Q: In your last statement, you said [insert wild unsupported claim about minority]. However, [rational argument or resource] would indicate that [counterargument].
Now at this point, you may begin sweating or moving your lips and eyebrows in tandem like Jim Carrey warming up for a two-hour standup at Caesar's Palace. However, this is not the time to panic. Stay calm, and follow my instruction.
Step 1. Deny accountability, and win over the crowd.
A: "You know, that is completely wrong. All I can say is that is wrong. You're lying, and you know what? I've got dozens, dozens of [insert object of racism] who come up to me every day and say, You know, [insert name here] you're doing such a wonderful job, you've really opened up the dialogue, and I think that's [fantastic, terrific, wonderful or amazing], don't you? I mean, [address imagined supporters] isn't that just [fantastic, terrific, wonderful or amazing]?."
Step 2. Now that you've completely destroyed their credibility, bring up an issue that is completely unrelated, to distract and confound your verbal assailant.

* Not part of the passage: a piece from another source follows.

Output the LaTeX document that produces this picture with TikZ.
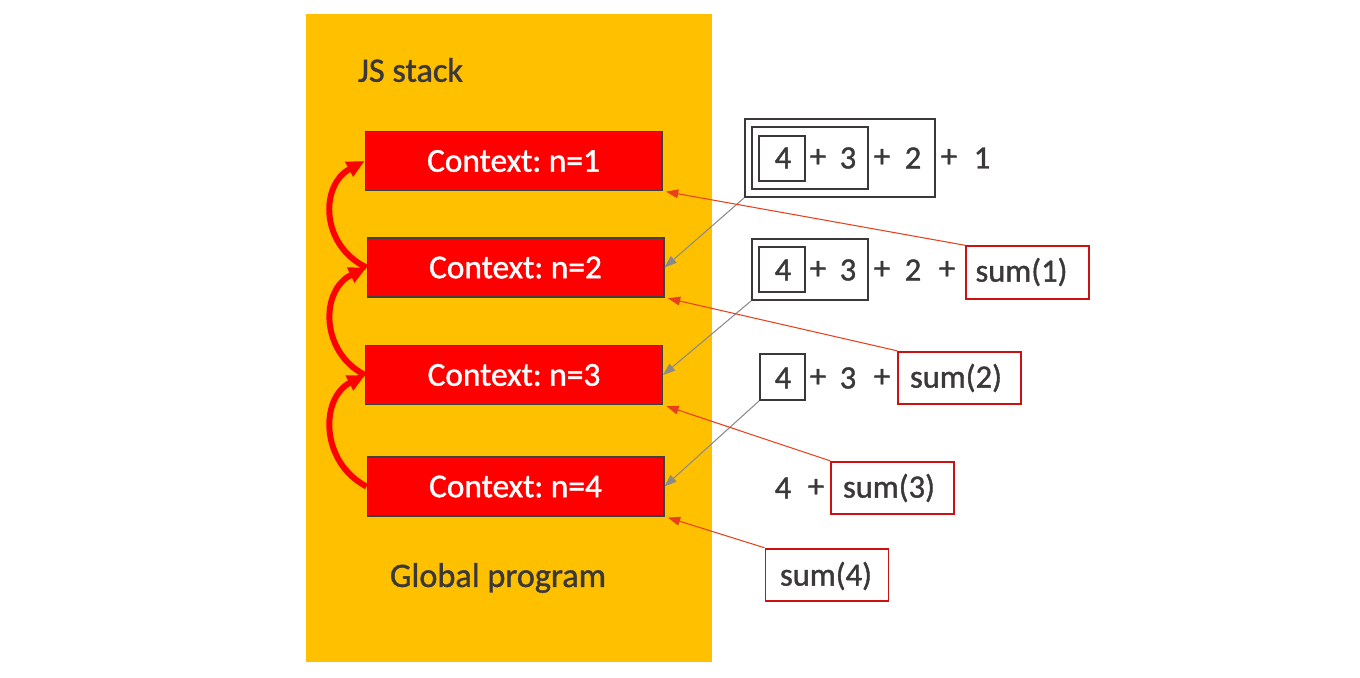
\documentclass[tikz,border=0pt]{standalone}
\usepackage{fontspec}
\setmainfont{Carlito}[FakeBold=1.2]
\frenchspacing
\usetikzlibrary{arrows.meta,calc}
\definecolor{stackbg}{HTML}{FFC000}
\definecolor{ctxred}{HTML}{FF0000}
\definecolor{txtgray}{HTML}{3A3838}
\definecolor{boxred}{HTML}{CC1111}
\definecolor{linered}{HTML}{E8401C}
\definecolor{linegray}{HTML}{8C8A88}
\begin{document}
\begin{tikzpicture}[x=0.02cm,y=-0.02cm,
  every node/.style={font=\fontsize{19}{23}\selectfont},
  ctx/.style={draw=black!75,line width=0.6pt,fill=ctxred,text=white,minimum width=5.94cm,minimum height=1.18cm,inner sep=0pt},
  lbl/.style={text=txtgray,inner sep=0pt,font=\fontsize{19.5}{23}\selectfont},
  tok/.style={text=txtgray,inner sep=0pt,font=\fontsize{18.5}{22}\selectfont},
  dbox/.style={draw=txtgray,line width=1.1pt,inner sep=0pt},
  sbox/.style={draw=boxred,line width=1.1pt,inner sep=0pt,minimum width=2.46cm,minimum height=1.05cm},
  backarrow/.style={draw=ctxred,line width=3.4pt,-{Triangle[length=10pt,width=9pt]}},
  grayarrow/.style={draw=linegray,line width=0.6pt,-{Triangle[length=7pt,width=5pt]}},
  redarrow/.style={draw=linered,line width=0.6pt,-{Triangle[length=7pt,width=5pt]},shorten >=2pt}
]
\useasboundingbox (0,0) rectangle (1360,678);
\fill[stackbg] (306,14) rectangle (712,662);

\node[lbl] (js) at (410.5,70) {JS stack};
\node[lbl] (gp) at (498,578) {Global program};

\node[ctx] (c1) at (513.5,161) {Context: n=1};
\node[ctx] (c2) at (515.5,267.5) {Context: n=2};
\node[ctx] (c3) at (514,375) {Context: n=3};
\node[ctx] (c4) at (515.5,486.5) {Context: n=4};

% return arrows
\draw[backarrow] (c2.west) .. controls (320,245) and (320,185) .. (c1.west);
\draw[backarrow] (c3.west) .. controls (320,352) and (320,290) .. (c2.west);
\draw[backarrow] (c4.west) .. controls (320,462) and (320,398) .. (c3.west);

% row 1
\node[dbox,minimum width=3.8cm,minimum height=1.56cm] (b1o) at (840,158) {};
\node[dbox,minimum width=2.32cm,minimum height=1.24cm] (b1m) at (810,158) {};
\node[dbox,minimum width=0.92cm,minimum height=0.9cm] (b1i) at (782,158.5) {};
\node[tok] (r1a) at (783,158) {4};
\node[tok] (r1b) at (818,158) {+};
\node[tok] (r1c) at (848,158) {3};
\node[tok] (r1d) at (882,158) {+};
\node[tok] (r1e) at (913,158) {2};
\node[tok] (r1f) at (949,158) {+};
\node[tok] (r1g) at (982,158) {1};

% row 2
\node[dbox,minimum width=2.32cm,minimum height=1.22cm] (b2m) at (810,269.5) {};
\node[dbox,minimum width=0.92cm,minimum height=0.9cm] (b2i) at (782,269.5) {};
\node[tok] (r2a) at (783,270) {4};
\node[tok] (r2b) at (818,270) {+};
\node[tok] (r2c) at (848,270) {3};
\node[tok] (r2d) at (882,270) {+};
\node[tok] (r2e) at (913,270) {2};
\node[tok] (r2f) at (947,270) {+};
\node[sbox] (s1) at (1027.5,272.5) {};
\node[tok] (s1t) at (1021.5,272) {sum(1)};

% row 3
\node[dbox,minimum width=0.9cm,minimum height=0.92cm] (b3i) at (782.5,377) {};
\node[tok] (r3a) at (783,378) {4};
\node[tok] (r3b) at (818,378) {+};
\node[tok] (r3c) at (848,378) {3};
\node[tok] (r3d) at (882,378) {+};
\node[sbox] (s2) at (959.5,378) {};
\node[tok] (s2t) at (956,378) {sum(2)};

% row 4
\node[tok] (r4a) at (783,488) {4};
\node[tok] (r4b) at (816,488) {+};
\node[sbox] (s3) at (892.5,488) {};
\node[tok] (s3t) at (889,488) {sum(3)};

% row 5
\node[sbox] (s4) at (827,575) {};
\node[tok] (s4t) at (826,576) {sum(4)};

% connectors
\draw[grayarrow] (b1o.south west) -- (c2.east);
\draw[grayarrow] (b2m.south west) -- (c3.east);
\draw[grayarrow] (b3i.south west) -- (c4.east);

\draw[redarrow] (s1.north west) -- (c1.south east);
\draw[redarrow] (s2.north west) -- (c2.south east);
\draw[redarrow] (s3.north west) -- (c3.south east);
\draw[redarrow] (s4.north west) -- (c4.south east);
\end{tikzpicture}
\end{document}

A: "And you know what, we've got [other unrelated ethic or religious group that isn't an orange, anglo saxon protestant] over here, and they're doing terrible things. Just terrible. [flap your little hands like a turkey] We've GOT to figure out what's going on people. We've Got to! It's terrible!

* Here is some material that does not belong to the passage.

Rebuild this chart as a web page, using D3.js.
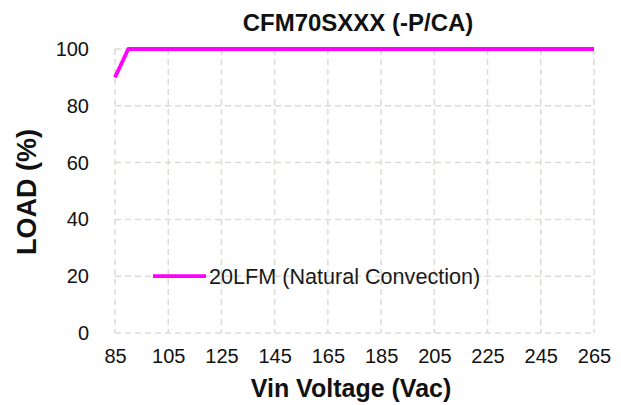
<!DOCTYPE html>
<html><head><meta charset="utf-8">
<script src="https://cdn.jsdelivr.net/npm/d3@7"></script>
<style>body{margin:0;background:#fff}svg{display:block}</style>
</head><body><svg id="c" width="621" height="405"></svg>
<script>
const xTicks = [85,105,125,145,165,185,205,225,245,265];
const yTicks = [0,20,40,60,80,100];
const vin = [85, 90, 265];
const load = [90, 100, 100];
const seriesName = "20LFM (Natural Convection)";
const title = "CFM70SXXX (-P/CA)";

const svg = d3.select("#c");
const L=115,R=594,T=49,B=333;
const x = d3.scaleLinear().domain([85,265]).range([L,R]);
const y = d3.scaleLinear().domain([0,100]).range([B,T]);
const font = "'Liberation Sans', Arial, sans-serif";

const g = svg.append("g");
g.selectAll(".vg").data(xTicks).join("line")
  .attr("x1",d=>x(d)).attr("x2",d=>x(d)).attr("y1",T).attr("y2",B)
  .attr("stroke","#dcdcd6").attr("stroke-width",1.5).attr("stroke-dasharray","6,4");
g.selectAll(".hg").data(yTicks).join("line")
  .attr("x1",L).attr("x2",R).attr("y1",d=>y(d)).attr("y2",d=>y(d))
  .attr("stroke","#dcdcd6").attr("stroke-width",1.5).attr("stroke-dasharray","6,4");

const yAxis = svg.append("g").attr("transform",`translate(${L},0)`)
  .call(d3.axisLeft(y).tickValues(yTicks).tickSize(0).tickPadding(26));
const xAxis = svg.append("g").attr("transform",`translate(0,${B})`)
  .call(d3.axisBottom(x).tickValues(xTicks).tickSize(0).tickPadding(16));
[xAxis,yAxis].forEach(a=>{
  a.select(".domain").remove();
  a.selectAll("text").attr("font-family",font).attr("font-size",20).attr("fill","#111");
});

const line = d3.line().x((d,i)=>x(vin[i])).y(d=>y(d));
svg.append("path").datum(load).attr("d",line).attr("fill","none")
  .attr("stroke","#ff00ff").attr("stroke-width",3.8).attr("stroke-linejoin","round");

svg.append("line").attr("x1",153).attr("x2",206).attr("y1",y(20)).attr("y2",y(20))
  .attr("stroke","#ff00ff").attr("stroke-width",3.8);
svg.append("text").attr("x",209).attr("y",y(20)).attr("dy","0.36em")
  .attr("font-family",font).attr("font-size",21.6).attr("fill","#1a1a1a").text(seriesName);

svg.append("text").attr("x",358).attr("y",31).attr("text-anchor","middle")
  .attr("font-family",font).attr("font-weight","bold").attr("font-size",24).attr("fill","#111").text(title);
svg.append("text").attr("x",351).attr("y",397).attr("text-anchor","middle")
  .attr("font-family",font).attr("font-weight","bold").attr("font-size",25).attr("fill","#111").text("Vin Voltage (Vac)");
svg.append("text").attr("transform",`translate(36,192) rotate(-90)`).attr("text-anchor","middle")
  .attr("font-family",font).attr("font-weight","bold").attr("font-size",27).attr("fill","#111").text("LOAD (%)");
</script></body></html>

Step 3. Purse your lips and nod like a bobblehead in self-satisfaction at having successfully destroyed your opponent with your superior debate skills. If they begin to speak, speak over and ignore your confused opponent's attempt to steer the debate back onto course.

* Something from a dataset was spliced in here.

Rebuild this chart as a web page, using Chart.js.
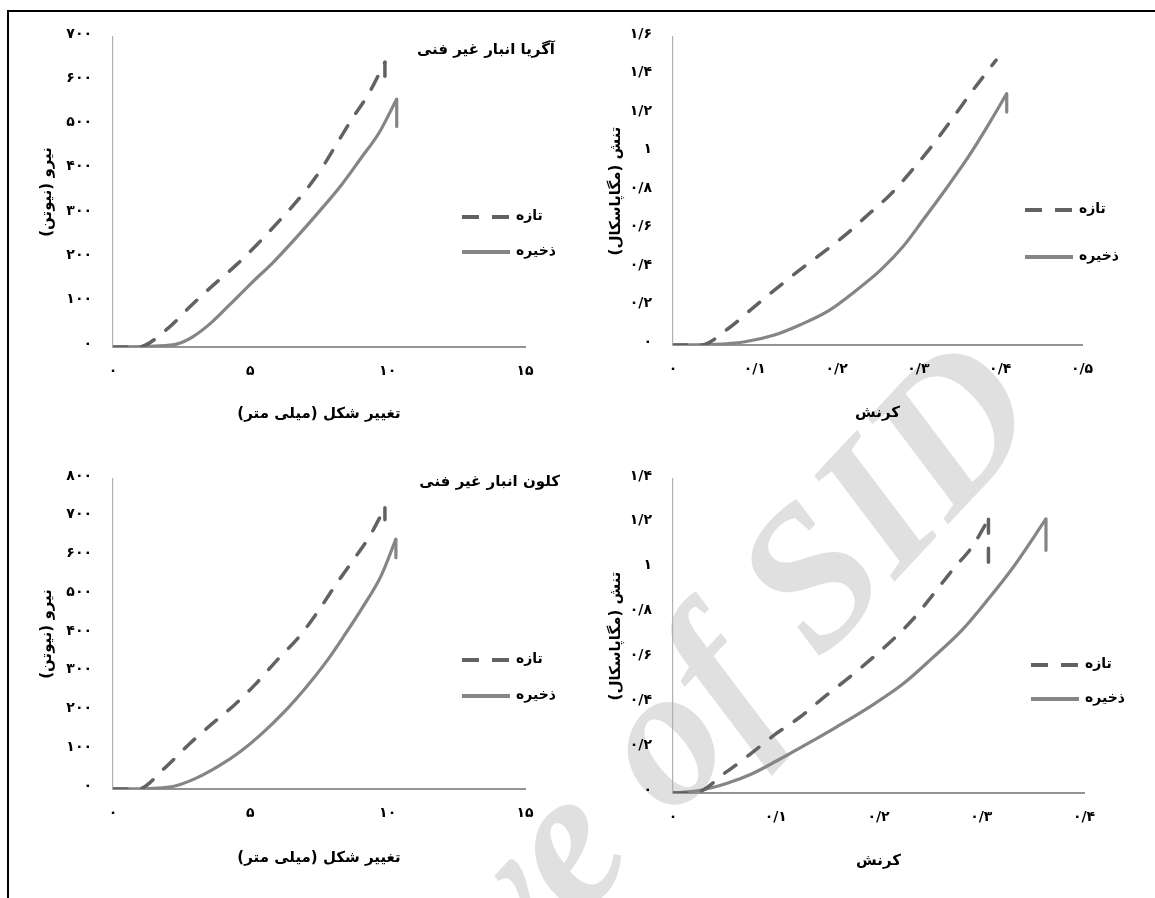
<!DOCTYPE html>
<html>
<head>
<meta charset="utf-8">
<script src="https://cdn.jsdelivr.net/npm/chart.js@4/dist/chart.umd.min.js"></script>
<style>
  body { margin: 0; background: #fff; width: 1155px; height: 898px; overflow: hidden; position: relative; }
  .frame { position: absolute; left: 7px; top: 10px; width: 1150px; height: 900px; border-top: 2px solid #000; border-left: 2px solid #000; }
  .wm { position: absolute; left: 0; top: 0; width: 1400px; text-align: right; white-space: nowrap;
        font: italic bold 200px "Liberation Serif", serif; line-height: 200px; color: #e0e0e0;
        transform-origin: 100% 75%; transform: translate(-365px, 256px) rotate(-47deg); }
  .box { position: absolute; }
  canvas { direction: rtl; }
</style>
</head>
<body>
<div class="frame"></div>
<div class="wm">Archive of SID</div>
<div class="box" style="left:0;top:0;width:578px;height:440px"><canvas id="agria"></canvas></div>
<div class="box" style="left:578px;top:0;width:577px;height:440px"><canvas id="agriaStress"></canvas></div>
<div class="box" style="left:0;top:440px;width:578px;height:458px"><canvas id="clone"></canvas></div>
<div class="box" style="left:578px;top:440px;width:577px;height:458px"><canvas id="cloneStress"></canvas></div>
<script>
// series names
const seriesNames = ['تازه', 'ذخیره'];

// Agria, force (N) vs deformation (mm); last point = drop after rupture
const agriaFreshX  = [0, 0.9, 2.0, 2.8, 3.6, 4.5, 5.3, 6.1, 6.8, 7.5, 8.1, 8.7, 9.3, 9.9, 9.9];
const agriaFreshY  = [0, 0, 42, 91, 137, 186, 235, 288, 337, 394, 454, 515, 571, 643, 608];
const agriaStoredX = [0, 1.5, 2.35, 2.9, 3.56, 4.24, 5.05, 5.86, 6.67, 7.48, 8.28, 9.0, 9.7, 10.33, 10.33];
const agriaStoredY = [0, 2, 7, 23, 54, 95, 145, 193, 247, 304, 363, 424, 485, 560, 498];

// Agria, stress (MPa) vs strain
const agriaFreshStrain  = [0, 0.034, 0.068, 0.097, 0.124, 0.155, 0.182, 0.213, 0.24, 0.267, 0.294, 0.319, 0.343, 0.366, 0.395];
const agriaFreshStress  = [0, 0, 0.087, 0.19, 0.285, 0.39, 0.476, 0.58, 0.683, 0.787, 0.917, 1.047, 1.185, 1.32, 1.48];
const agriaStoredStrain = [0, 0.05, 0.088, 0.124, 0.155, 0.191, 0.222, 0.254, 0.281, 0.307, 0.334, 0.361, 0.384, 0.408, 0.408];
const agriaStoredStress = [0, 0.003, 0.017, 0.052, 0.104, 0.18, 0.277, 0.39, 0.51, 0.657, 0.813, 0.977, 1.133, 1.306, 1.21];

// Clone, force (N) vs deformation (mm)
const cloneFreshX  = [0, 0.9, 1.88, 2.76, 3.57, 4.44, 5.18, 5.99, 6.8, 7.47, 8.08, 8.68, 9.35, 9.9, 9.9];
const cloneFreshY  = [0, 0, 54, 115, 166, 218, 270, 334, 395, 459, 524, 584, 653, 726, 695];
const cloneStoredX = [0, 1.5, 2.22, 3.03, 3.84, 4.64, 5.45, 6.26, 7.07, 7.74, 8.41, 9.08, 9.76, 10.3, 10.3];
const cloneStoredY = [0, 2, 7, 28, 59, 97, 145, 201, 266, 326, 395, 468, 550, 645, 597];

// Clone, stress (MPa) vs strain
const cloneFreshStrain  = [0, 0.02, 0.052, 0.077, 0.099, 0.124, 0.145, 0.17, 0.191, 0.213, 0.234, 0.254, 0.273, 0.291, 0.307, 0.307];
const cloneFreshStress  = [0, 0, 0.094, 0.18, 0.26, 0.34, 0.42, 0.51, 0.59, 0.68, 0.777, 0.89, 1.0, 1.097, 1.22, 1.007];
const cloneStoredStrain = [0, 0.027, 0.052, 0.077, 0.102, 0.131, 0.159, 0.191, 0.224, 0.252, 0.281, 0.306, 0.33, 0.363, 0.363];
const cloneStoredStress = [0, 0.012, 0.042, 0.086, 0.146, 0.22, 0.294, 0.383, 0.487, 0.6, 0.725, 0.86, 1.0, 1.222, 1.082];

// tick values
const deformTicks   = [0, 5, 10, 15];
const force700Ticks = [0, 100, 200, 300, 400, 500, 600, 700];
const force800Ticks = [0, 100, 200, 300, 400, 500, 600, 700, 800];
const strain5Ticks  = [0, 0.1, 0.2, 0.3, 0.4, 0.5];
const strain4Ticks  = [0, 0.1, 0.2, 0.3, 0.4];
const stress16Ticks = [0, 0.2, 0.4, 0.6, 0.8, 1, 1.2, 1.4, 1.6];
const stress14Ticks = [0, 0.2, 0.4, 0.6, 0.8, 1, 1.2, 1.4];

// titles
const forceTitle  = 'نیرو (نیوتن)';
const deformTitle = 'تغییر شکل (میلی متر)';
const stressTitle = 'تنش (مگاپاسکال)';
const strainTitle = 'کرنش';
const agriaTitle  = 'آگریا انبار غیر فنی';
const cloneTitle  = 'کلون انبار غیر فنی';

const FONT = '"DejaVu Sans", sans-serif';
const faDigits = '۰۱۲۳۴۵۶۷۸۹';
function toFa(v) {
  return String(+v.toFixed(3)).replace(/\d/g, d => faDigits[d]).replace('.', '/');
}
function zip(xs, ys) { return xs.map((x, i) => ({ x: x, y: ys[i] })); }

// split off the vertical drop at the end so the curve itself can be smooth
function split(xs, ys) {
  const pts = zip(xs, ys);
  const n = pts.length;
  if (n > 2 && xs[n - 1] === xs[n - 2]) return [pts.slice(0, n - 1), pts.slice(n - 2)];
  return [pts, []];
}

// title + legend drawn inside the plot box
const overlay = {
  id: 'overlay',
  afterDraw(chart, args, o) {
    const ctx = chart.ctx;
    ctx.save();
    ctx.direction = 'rtl';
    ctx.textBaseline = 'middle';
    if (o.title) {
      ctx.font = 'bold 15px ' + FONT;
      ctx.fillStyle = '#000';
      ctx.textAlign = 'right';
      ctx.fillText(o.title, o.titleX, o.titleY);
    }
    chart.data.datasets.slice(0, 2).forEach((ds, i) => {
      const y = o.legendY[i];
      ctx.strokeStyle = ds.borderColor;
      ctx.lineWidth = 4;
      ctx.lineCap = 'butt';
      ctx.setLineDash(ds.borderDash ? [17, 13] : []);
      ctx.beginPath();
      ctx.moveTo(o.legendX, y);
      ctx.lineTo(o.legendX + 48, y);
      ctx.stroke();
      ctx.setLineDash([]);
      ctx.fillStyle = '#000';
      ctx.font = 'bold 14px ' + FONT;
      ctx.textAlign = 'left';
      ctx.fillText(ds.label, o.legendX + 54, y - 1);
    });
    ctx.restore();
  }
};

const freshStyle  = { borderColor: '#626262', borderWidth: 3.5, borderDash: [14, 15], borderCapStyle: 'round',
                      pointRadius: 0, fill: false };
const storedStyle = { borderColor: '#858585', borderWidth: 3.2, borderJoinStyle: 'round', pointRadius: 0, fill: false };

function panel(id, fresh, stored, xTicks, yTicks, xTitle, yTitle, lay) {
  const f = split(fresh[0], fresh[1]);
  const s = split(stored[0], stored[1]);
  const tickFont = { family: FONT, size: 14, weight: 'bold' };
  const titleFont = { family: FONT, size: 15, weight: 'bold' };
  return new Chart(document.getElementById(id), {
    type: 'line',
    data: {
      datasets: [
        Object.assign({ label: seriesNames[0], data: f[0], cubicInterpolationMode: 'monotone' }, freshStyle),
        Object.assign({ label: seriesNames[1], data: s[0], cubicInterpolationMode: 'monotone' }, storedStyle),
        Object.assign({ label: 'drop-fresh', data: f[1], tension: 0 }, freshStyle),
        Object.assign({ label: 'drop-stored', data: s[1], tension: 0 }, storedStyle)
      ]
    },
    options: {
      responsive: true,
      maintainAspectRatio: false,
      animation: false,
      layout: { padding: lay.pad },
      plugins: {
        legend: { display: false },
        tooltip: { enabled: false },
        overlay: lay.overlay
      },
      scales: {
        x: {
          type: 'linear',
          min: xTicks[0],
          max: xTicks[xTicks.length - 1],
          grid: { display: false, drawTicks: false },
          border: { color: '#939393', width: 2 },
          afterBuildTicks: sc => { sc.ticks = xTicks.map(v => ({ value: v })); },
          afterFit: sc => { sc.height = lay.xh; },
          ticks: { padding: 16, color: '#000', font: tickFont, callback: v => toFa(v) },
          title: { display: true, text: xTitle, color: '#000', font: titleFont, padding: { top: 0, bottom: lay.xtp } }
        },
        y: {
          type: 'linear',
          min: yTicks[0],
          max: yTicks[yTicks.length - 1],
          grid: { display: false, drawTicks: false },
          border: { color: '#b0b0b0', width: 1.2 },
          afterBuildTicks: sc => { sc.ticks = yTicks.map(v => ({ value: v })); },
          afterFit: sc => { sc.width = lay.yw; },
          ticks: { padding: 21, labelOffset: -3, color: '#000', font: tickFont, callback: v => toFa(v) },
          title: { display: true, text: yTitle, color: '#000', font: titleFont, padding: { top: lay.ytp, bottom: 0 } }
        }
      }
    },
    plugins: [overlay]
  });
}

panel('agria', [agriaFreshX, agriaFreshY], [agriaStoredX, agriaStoredY],
  deformTicks, force700Ticks, deformTitle, forceTitle,
  { pad: { left: 0, top: 37, right: 53, bottom: 0 }, xh: 93, yw: 113, xtp: 17, ytp: 38,
    overlay: { title: agriaTitle, titleX: 555, titleY: 50, legendX: 462, legendY: [217, 252] } });

panel('agriaStress', [agriaFreshStrain, agriaFreshStress], [agriaStoredStrain, agriaStoredStress],
  strain5Ticks, stress16Ticks, strainTitle, stressTitle,
  { pad: { left: 0, top: 37, right: 73, bottom: 0 }, xh: 95, yw: 95, xtp: 18, ytp: 29,
    overlay: { legendX: 447, legendY: [210, 257] } });

panel('clone', [cloneFreshX, cloneFreshY], [cloneStoredX, cloneStoredY],
  deformTicks, force800Ticks, deformTitle, forceTitle,
  { pad: { left: 0, top: 39, right: 53, bottom: 0 }, xh: 109, yw: 113, xtp: 31, ytp: 38,
    overlay: { title: cloneTitle, titleX: 560, titleY: 42, legendX: 462, legendY: [220, 256] } });

panel('cloneStress', [cloneFreshStrain, cloneFreshStress], [cloneStoredStrain, cloneStoredStress],
  strain4Ticks, stress14Ticks, strainTitle, stressTitle,
  { pad: { left: 0, top: 39, right: 71, bottom: 0 }, xh: 105, yw: 95, xtp: 28, ytp: 29,
    overlay: { legendX: 453, legendY: [225, 259] } });
</script>
</body>
</html>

A: "And you know what, I'm a self funder. I fund myself. My contributors are [name any number of private funds, conveniently excluding parents, or if it applies to you, most likely embezzled corporate funds]. I'm the only person who does that, and I have a lot of [money, dandruff shampoo, cars, whatever meaningless item upon which you base your self worth]. And I'm going to [name bizarre and logistically impossible project, like building an enormous structure].
Step 4. Now that you've once again left your opponent behind, keep going strong, and end with a bang. Confirm to everyone in the room just how great you are. It always helps to point a finger at another debater to refocus their attentions, and prove your maturity.
A: I'm going to be harder, I'm going to be the best. I'm going to do big things. I'm going to do really big things with the biggest things. I have the best words. I'm going to make [insert slogan stolen from previous campaign] because I [state belief or action that proves moral superiority]. I don't think anyone in here [state the alternative to your action.] Well, maybe [object of slander] does, but I don't know. I'm just saying maybe [he/she] does, but I don't know.
Step 5. Raise your hands in a big shrug and do the ducklips, and then grab the table or podium before you, thankful to have confused and bungled your way through yet another debate, a technique comparable to a high school student with one eye on the clock, wasting time while the seconds tick by in the desperate hope that you don't have to say anything of importance before the bell rings.